FINANCE

Topping pandemic spending

Topping pandemic spending

Relatively speaking, Greece has implemented the highest direct injection of cash for the support of its economy during the pandemic compared to its fellow eurozone member-states, but without achieving similarly high records in replenishing the incomes lost, according to research by the Hellenic Fiscal Council.

The data from the International Monetary Fund which the study is based on show that Greece’s direct spending to support its economy – households and enterprises in sectors other than healthcare – amounted to 10.7% of the country’s gross domestic product, leaving Germany in second with 9.8%.

That great performance in state spending may be the flip side of the other Greek record, that of the increase in bank deposits, reaching the second highest rate among the member-states of the Organization for Economic Cooperation and Development (OECD), behind the US. In other words, the state support – or at least a part of it – went straight into the bank.

Despite the government’s generosity, the Eurostat figures that the council’s researchers also processed revealed that the country did not secure a high degree of offsetting lost incomes.

As Giorgos Ioannidis, one of the report’s authors, tells Kathimerini, that rate amounted to 41.2% of the incomes lost, ranking Greece 16th among the 27 European Union members in that respect.

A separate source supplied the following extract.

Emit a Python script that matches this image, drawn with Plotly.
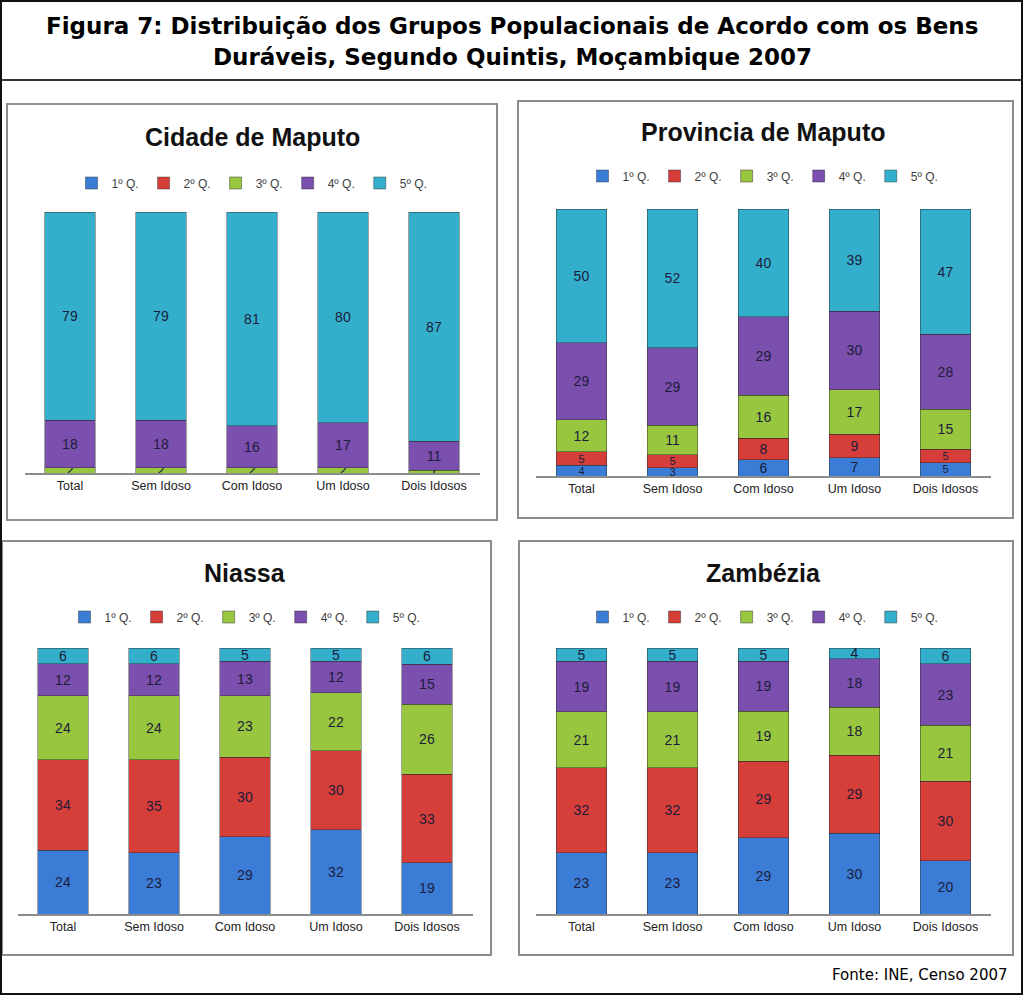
import plotly.graph_objects as go

W, H = 1024, 996

categories = ["Total", "Sem Idoso", "Com Idoso", "Um Idoso", "Dois Idosos"]
series_names = ["1º Q.", "2º Q.", "3º Q.", "4º Q.", "5º Q."]
colors = ["#3B7DD6", "#D63E3A", "#98C63E", "#7B4FAE", "#33AFCC"]

# Cidade de Maputo
cm_q1 = [0, 0, 0, 0, 0]
cm_q2 = [0, 0, 0, 0, 0]
cm_q3 = [2, 2, 2, 2, 1]
cm_q4 = [18, 18, 16, 17, 11]
cm_q5 = [79, 79, 81, 80, 87]

# Provincia de Maputo
pm_q1 = [4, 3, 6, 7, 5]
pm_q2 = [5, 5, 8, 9, 5]
pm_q3 = [12, 11, 16, 17, 15]
pm_q4 = [29, 29, 29, 30, 28]
pm_q5 = [50, 52, 40, 39, 47]

# Niassa
ni_q1 = [24, 23, 29, 32, 19]
ni_q2 = [34, 35, 30, 30, 33]
ni_q3 = [24, 24, 23, 22, 26]
ni_q4 = [12, 12, 13, 12, 15]
ni_q5 = [6, 6, 5, 5, 6]

# Zambézia
za_q1 = [23, 23, 29, 30, 20]
za_q2 = [32, 32, 29, 29, 30]
za_q3 = [21, 21, 19, 18, 21]
za_q4 = [19, 19, 19, 18, 23]
za_q5 = [5, 5, 5, 4, 6]

panel_titles = ["Cidade de Maputo", "Provincia de Maputo", "Niassa", "Zambézia"]
panel_data = [
    [cm_q1, cm_q2, cm_q3, cm_q4, cm_q5],
    [pm_q1, pm_q2, pm_q3, pm_q4, pm_q5],
    [ni_q1, ni_q2, ni_q3, ni_q4, ni_q5],
    [za_q1, za_q2, za_q3, za_q4, za_q5],
]


def fx(px):
    return px / W


def fy(py):
    return 1 - py / H


# label font sizes (style): smaller where two thin segments are stacked
big = [14] * 5
crowded = [11, 11, 14, 14, 11]

# panel geometry (pixels) and label font sizes per series
panels = [
    dict(box=(7, 104, 497, 520), xd=(24.5, 479.5), yd=(473, 212), title_y=137, leg_y=183, cx=252,
         fs=[big] * 5),
    dict(box=(518, 101, 1013, 518), xd=(536, 991), yd=(476, 209), title_y=132, leg_y=176, cx=763,
         fs=[crowded, crowded, big, big, big]),
    dict(box=(2, 541, 491, 955), xd=(17.5, 472.5), yd=(914, 648), title_y=573, leg_y=617, cx=245,
         fs=[big] * 5),
    dict(box=(519, 541, 1013, 955), xd=(536, 991), yd=(914, 648), title_y=573, leg_y=617, cx=763,
         fs=[big] * 5),
]

fig = go.Figure()
layout = dict(
    width=W, height=H,
    margin=dict(l=0, r=0, t=0, b=0),
    paper_bgcolor="white", plot_bgcolor="white",
    barmode="stack", barnorm="percent", bargap=0.45,
    showlegend=True,
    font=dict(family="Liberation Sans, Arial", color="#222222"),
)

shapes = []
annotations = []

for i, p in enumerate(panels):
    n = "" if i == 0 else str(i + 1)
    xa, ya = "x" + n, "y" + n
    leg = "legend" + n
    for s in range(5):
        vals = panel_data[i][s]
        fig.add_trace(go.Bar(
            x=categories, y=vals, name=series_names[s],
            xaxis=xa, yaxis=ya, legend=leg,
            marker=dict(color=colors[s], line=dict(color="rgba(40,40,40,0.55)", width=0.8)),
            text=[str(v) for v in vals], textposition="inside", textangle=0,
            insidetextanchor="middle", constraintext="none",
            textfont=dict(size=p["fs"][s], color="#1C1C3A", family="Liberation Sans, Arial"),
            hoverinfo="x+y+name",
        ))
    layout["xaxis" + n] = dict(
        domain=[fx(p["xd"][0]), fx(p["xd"][1])], anchor=ya,
        showgrid=False, showline=True, linecolor="#8C8C8C", linewidth=2,
        ticks="", tickfont=dict(size=12.5, color="#222222"), fixedrange=True,
    )
    layout["yaxis" + n] = dict(
        domain=[fy(p["yd"][0]), fy(p["yd"][1])], anchor=xa,
        range=[0, 100], showgrid=False, showticklabels=False, zeroline=False,
        showline=False, fixedrange=True,
    )
    layout[leg] = dict(
        orientation="h", x=fx(p["cx"]), y=fy(p["leg_y"]), xanchor="center", yanchor="middle",
        font=dict(size=12, color="#404040"), itemwidth=30,
        bgcolor="rgba(0,0,0,0)", traceorder="normal",
    )
    b = p["box"]
    shapes.append(dict(type="rect", xref="paper", yref="paper",
                       x0=fx(b[0]), x1=fx(b[2]), y0=fy(b[3]), y1=fy(b[1]),
                       line=dict(color="#8C8C8C", width=2)))
    annotations.append(dict(text="<b>" + panel_titles[i] + "</b>", xref="paper", yref="paper",
                            x=fx(p["cx"]), y=fy(p["title_y"]), xanchor="center", yanchor="middle",
                            showarrow=False, font=dict(size=25, color="#111111", family="Liberation Sans, Arial")))

# outer border and title separator
shapes.append(dict(type="rect", xref="paper", yref="paper", x0=fx(1), x1=fx(1022), y0=fy(994), y1=fy(1),
                   line=dict(color="#111111", width=2)))
shapes.append(dict(type="line", xref="paper", yref="paper", x0=fx(1), x1=fx(1022), y0=fy(80), y1=fy(80),
                   line=dict(color="#333333", width=2)))

annotations.append(dict(text="<b>Figura 7: Distribuição dos Grupos Populacionais de Acordo com os Bens</b>",
                        xref="paper", yref="paper", x=0.5, y=fy(26), xanchor="center", yanchor="middle",
                        showarrow=False, font=dict(size=23, color="#000000", family="DejaVu Sans, Verdana")))
annotations.append(dict(text="<b>Duráveis, Segundo Quintis, Moçambique 2007</b>",
                        xref="paper", yref="paper", x=0.5, y=fy(57), xanchor="center", yanchor="middle",
                        showarrow=False, font=dict(size=23, color="#000000", family="DejaVu Sans, Verdana")))
annotations.append(dict(text="Fonte: INE, Censo 2007", xref="paper", yref="paper",
                        x=fx(1010), y=fy(975), xanchor="right", yanchor="middle", showarrow=False,
                        font=dict(size=15, color="#000000", family="DejaVu Sans, Verdana")))

layout["shapes"] = shapes
layout["annotations"] = annotations
fig.update_layout(**layout)

fig.write_html("out.html", config={"displayModeBar": False},
               post_script="document.body.style.margin='0px';")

The Netherlands was top with a 97% rate and Sweden was last with 18%. Greece ranked 11th among the 19 eurozone members.

The horizontal character of the support measures which involved little targeting – at least initially – could serve to partially explain this result. On the other hand, the report stresses that the support measures helped not only in averting an increase in unemployment, but also in reducing it from 17.3% to 16.3%, with similar phenomena also observed in Italy and France.

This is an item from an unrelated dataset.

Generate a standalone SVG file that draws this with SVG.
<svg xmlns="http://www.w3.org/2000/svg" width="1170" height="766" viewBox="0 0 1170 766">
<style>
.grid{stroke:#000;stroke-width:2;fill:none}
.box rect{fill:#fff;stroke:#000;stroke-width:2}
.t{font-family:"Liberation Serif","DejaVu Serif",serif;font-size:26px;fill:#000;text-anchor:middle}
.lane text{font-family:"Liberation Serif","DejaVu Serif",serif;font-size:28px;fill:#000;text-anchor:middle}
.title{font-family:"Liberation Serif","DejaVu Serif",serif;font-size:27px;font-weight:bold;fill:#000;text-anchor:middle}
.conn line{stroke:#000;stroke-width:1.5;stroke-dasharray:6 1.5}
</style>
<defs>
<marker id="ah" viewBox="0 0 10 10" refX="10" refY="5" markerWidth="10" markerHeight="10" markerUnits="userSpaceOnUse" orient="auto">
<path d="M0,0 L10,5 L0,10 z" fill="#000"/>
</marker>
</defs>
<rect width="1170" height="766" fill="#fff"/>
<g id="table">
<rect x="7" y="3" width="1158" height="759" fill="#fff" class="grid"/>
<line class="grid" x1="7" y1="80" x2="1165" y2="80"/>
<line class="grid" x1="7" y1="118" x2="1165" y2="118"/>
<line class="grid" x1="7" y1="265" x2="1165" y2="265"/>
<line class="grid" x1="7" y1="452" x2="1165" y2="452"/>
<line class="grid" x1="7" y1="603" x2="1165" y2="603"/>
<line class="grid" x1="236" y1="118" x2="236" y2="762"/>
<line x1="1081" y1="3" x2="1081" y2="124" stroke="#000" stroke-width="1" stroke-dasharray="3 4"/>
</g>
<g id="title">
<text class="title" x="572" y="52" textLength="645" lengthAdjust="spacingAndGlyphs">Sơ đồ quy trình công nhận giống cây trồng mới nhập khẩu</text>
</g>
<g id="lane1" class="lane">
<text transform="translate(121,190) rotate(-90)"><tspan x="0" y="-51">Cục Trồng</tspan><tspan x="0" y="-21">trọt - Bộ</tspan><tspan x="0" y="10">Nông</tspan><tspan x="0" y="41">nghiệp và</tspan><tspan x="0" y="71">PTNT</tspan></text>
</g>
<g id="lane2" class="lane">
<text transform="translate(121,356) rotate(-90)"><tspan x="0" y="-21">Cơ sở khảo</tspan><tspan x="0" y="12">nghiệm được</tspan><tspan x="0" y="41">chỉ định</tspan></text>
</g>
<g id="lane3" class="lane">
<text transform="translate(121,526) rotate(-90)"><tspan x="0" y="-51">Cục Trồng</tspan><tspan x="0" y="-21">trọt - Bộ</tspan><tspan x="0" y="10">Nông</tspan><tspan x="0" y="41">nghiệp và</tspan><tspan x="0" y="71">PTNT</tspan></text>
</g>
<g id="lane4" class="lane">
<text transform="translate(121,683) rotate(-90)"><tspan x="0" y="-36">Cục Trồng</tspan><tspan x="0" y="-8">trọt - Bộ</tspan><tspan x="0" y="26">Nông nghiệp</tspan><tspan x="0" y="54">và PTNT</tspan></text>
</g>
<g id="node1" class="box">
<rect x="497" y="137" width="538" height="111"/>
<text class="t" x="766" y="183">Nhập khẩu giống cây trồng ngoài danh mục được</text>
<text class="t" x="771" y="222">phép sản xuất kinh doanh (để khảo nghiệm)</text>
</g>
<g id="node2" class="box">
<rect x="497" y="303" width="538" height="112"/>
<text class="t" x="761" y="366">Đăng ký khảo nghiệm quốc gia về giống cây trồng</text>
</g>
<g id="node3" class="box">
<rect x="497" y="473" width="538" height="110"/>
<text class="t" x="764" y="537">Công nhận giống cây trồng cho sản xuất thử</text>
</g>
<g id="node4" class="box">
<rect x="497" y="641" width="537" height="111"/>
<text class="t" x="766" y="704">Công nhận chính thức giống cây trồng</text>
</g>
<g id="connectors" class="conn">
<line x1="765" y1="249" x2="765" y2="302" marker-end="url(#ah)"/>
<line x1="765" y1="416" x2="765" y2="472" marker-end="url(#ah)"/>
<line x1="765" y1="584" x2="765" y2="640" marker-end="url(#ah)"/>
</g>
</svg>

The employment protection clause that accompanied many support measures is a factor that explains that development, while researchers also cite an artificial reduction of the workforce based on the definitions of Eurostat and the Hellenic Statistical Authority (ELSTAT).

The report argues that the decisive factor in the level of each country’s spending is its quality of governance, where Greece fares badly, per the World Bank.